PROBLEM STATEMENT
Pictures stay out of the copy; set down each line of the listing below exactly.

GIVEN DATA
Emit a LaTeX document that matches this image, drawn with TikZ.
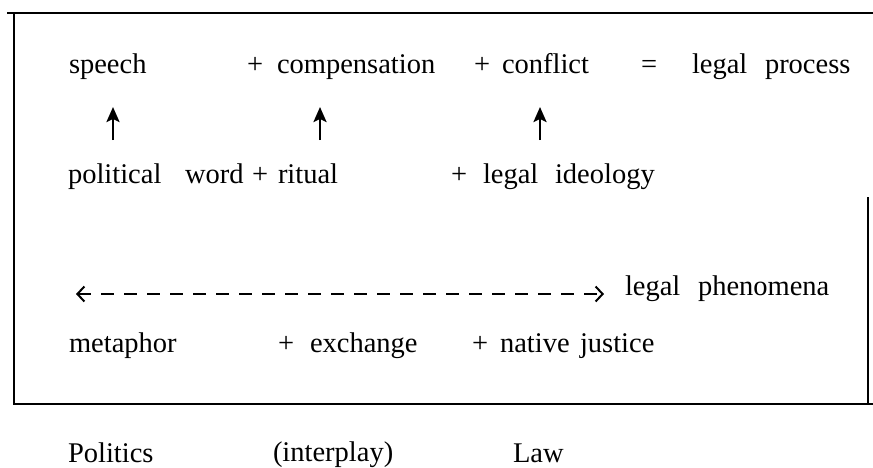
\documentclass[tikz,border=0pt]{standalone}
\usepackage{fontspec}
\setmainfont{Liberation Serif}
\usetikzlibrary{arrows.meta}
\newcommand{\wordfont}{\fontsize{28.5}{34}\selectfont}
\tikzset{
  txt/.style={anchor=base west, inner sep=0pt, outer sep=0pt, font=\wordfont},
  frameline/.style={line width=2pt, black},
  uparrow/.style={line width=2.4pt, -{Stealth[length=15pt,width=13pt,inset=3pt]}},
  dasharrow/.style={line width=1.6pt, dash pattern=on 13pt off 10pt,
    {Straight Barb[length=7pt,width=15pt,line width=2pt]}-{Straight Barb[length=7pt,width=15pt,line width=2pt]}}
}
\begin{document}
\begin{tikzpicture}[x=1pt,y=-1pt]
\useasboundingbox (0,0) rectangle (873,467);
% frame
\coordinate (tl0) at (7,13);
\coordinate (tr0) at (873,13);
\coordinate (ltop) at (14,12);
\coordinate (lbot) at (14,405);
\coordinate (bl0) at (13,404);
\coordinate (br0) at (873,404);
\coordinate (rtop) at (868,197);
\coordinate (rbot) at (868,405);
\draw[frameline] (tl0) -- (tr0);
\draw[frameline] (ltop) -- (lbot);
\draw[frameline] (bl0) -- (br0);
\draw[frameline] (rtop) -- (rbot);
% row 1
\node[txt] (speech) at (69,73) {speech};
\node[txt] (p1) at (247,73) {+};
\node[txt] (comp) at (277,73) {compensation};
\node[txt] (p2) at (474,73) {+};
\node[txt] (confl) at (502,73) {conflict};
\node[txt] (eq) at (641,73) {=};
\node[txt] (legal1) at (692,73) {legal};
\node[txt] (proc) at (765,73) {process};
% row 2
\node[txt] (polit) at (68,183) {political};
\node[txt] (word) at (185,183) {word};
\node[txt] (p3) at (252,183) {+};
\node[txt] (ritual) at (278,183) {ritual};
\node[txt] (p4) at (451,183) {+};
\node[txt] (legal2) at (483,183) {legal};
\node[txt] (ideol) at (555,183) {ideology};
% vertical arrows
\coordinate (a1s) at (113,140);
\coordinate (a1e) at (113,107);
\coordinate (a2s) at (320,140);
\coordinate (a2e) at (320,107);
\coordinate (a3s) at (540,140);
\coordinate (a3e) at (540,107);
\draw[uparrow] (a1s) -- (a1e);
\draw[uparrow] (a2s) -- (a2e);
\draw[uparrow] (a3s) -- (a3e);
% dashed arrow row
\coordinate (dl) at (76,294);
\coordinate (dr) at (604,294);
\draw[dasharrow] (dl) -- (dr);
\node[txt] (legal3) at (625,295) {legal};
\node[txt] (phen) at (698,295) {phenomena};
% row 3
\node[txt] (metaph) at (69,352) {metaphor};
\node[txt] (p5) at (278,352) {+};
\node[txt] (exch) at (310,352) {exchange};
\node[txt] (p6) at (472,352) {+};
\node[txt] (native) at (500,352) {native};
\node[txt] (just) at (580,352) {justice};
% bottom labels
\node[txt] (politics) at (68,462) {Politics};
\node[txt] (interplay) at (273,461) {(interplay)};
\node[txt] (law) at (513,462) {Law};
\end{tikzpicture}
\end{document}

COMPLETED TASK
Emit a LaTeX document that matches this image, drawn with TikZ.
\documentclass[tikz,border=0pt]{standalone}
\usepackage{fontspec}
\setmainfont{Liberation Serif}
\usetikzlibrary{arrows.meta}
\newcommand{\wordfont}{\fontsize{28.5}{34}\selectfont}
\tikzset{
  txt/.style={anchor=base west, inner sep=0pt, outer sep=0pt, font=\wordfont},
  frameline/.style={line width=2pt, black},
  uparrow/.style={line width=2.4pt, -{Stealth[length=15pt,width=13pt,inset=3pt]}},
  dasharrow/.style={line width=1.6pt, dash pattern=on 13pt off 10pt,
    {Straight Barb[length=7pt,width=15pt,line width=2pt]}-{Straight Barb[length=7pt,width=15pt,line width=2pt]}}
}
\begin{document}
\begin{tikzpicture}[x=1pt,y=-1pt]
\useasboundingbox (0,0) rectangle (873,467);
% frame
\coordinate (tl0) at (7,13);
\coordinate (tr0) at (873,13);
\coordinate (ltop) at (14,12);
\coordinate (lbot) at (14,405);
\coordinate (bl0) at (13,404);
\coordinate (br0) at (873,404);
\coordinate (rtop) at (868,197);
\coordinate (rbot) at (868,405);
\draw[frameline] (tl0) -- (tr0);
\draw[frameline] (ltop) -- (lbot);
\draw[frameline] (bl0) -- (br0);
\draw[frameline] (rtop) -- (rbot);
% row 1
\node[txt] (speech) at (69,73) {speech};
\node[txt] (p1) at (247,73) {+};
\node[txt] (comp) at (277,73) {compensation};
\node[txt] (p2) at (474,73) {+};
\node[txt] (confl) at (502,73) {conflict};
\node[txt] (eq) at (641,73) {=};
\node[txt] (legal1) at (692,73) {legal};
\node[txt] (proc) at (765,73) {process};
% row 2
\node[txt] (polit) at (68,183) {political};
\node[txt] (word) at (185,183) {word};
\node[txt] (p3) at (252,183) {+};
\node[txt] (ritual) at (278,183) {ritual};
\node[txt] (p4) at (451,183) {+};
\node[txt] (legal2) at (483,183) {legal};
\node[txt] (ideol) at (555,183) {ideology};
% vertical arrows
\coordinate (a1s) at (113,140);
\coordinate (a1e) at (113,107);
\coordinate (a2s) at (320,140);
\coordinate (a2e) at (320,107);
\coordinate (a3s) at (540,140);
\coordinate (a3e) at (540,107);
\draw[uparrow] (a1s) -- (a1e);
\draw[uparrow] (a2s) -- (a2e);
\draw[uparrow] (a3s) -- (a3e);
% dashed arrow row
\coordinate (dl) at (76,294);
\coordinate (dr) at (604,294);
\draw[dasharrow] (dl) -- (dr);
\node[txt] (legal3) at (625,295) {legal};
\node[txt] (phen) at (698,295) {phenomena};
% row 3
\node[txt] (metaph) at (69,352) {metaphor};
\node[txt] (p5) at (278,352) {+};
\node[txt] (exch) at (310,352) {exchange};
\node[txt] (p6) at (472,352) {+};
\node[txt] (native) at (500,352) {native};
\node[txt] (just) at (580,352) {justice};
% bottom labels
\node[txt] (politics) at (68,462) {Politics};
\node[txt] (interplay) at (273,461) {(interplay)};
\node[txt] (law) at (513,462) {Law};
\end{tikzpicture}
\end{document}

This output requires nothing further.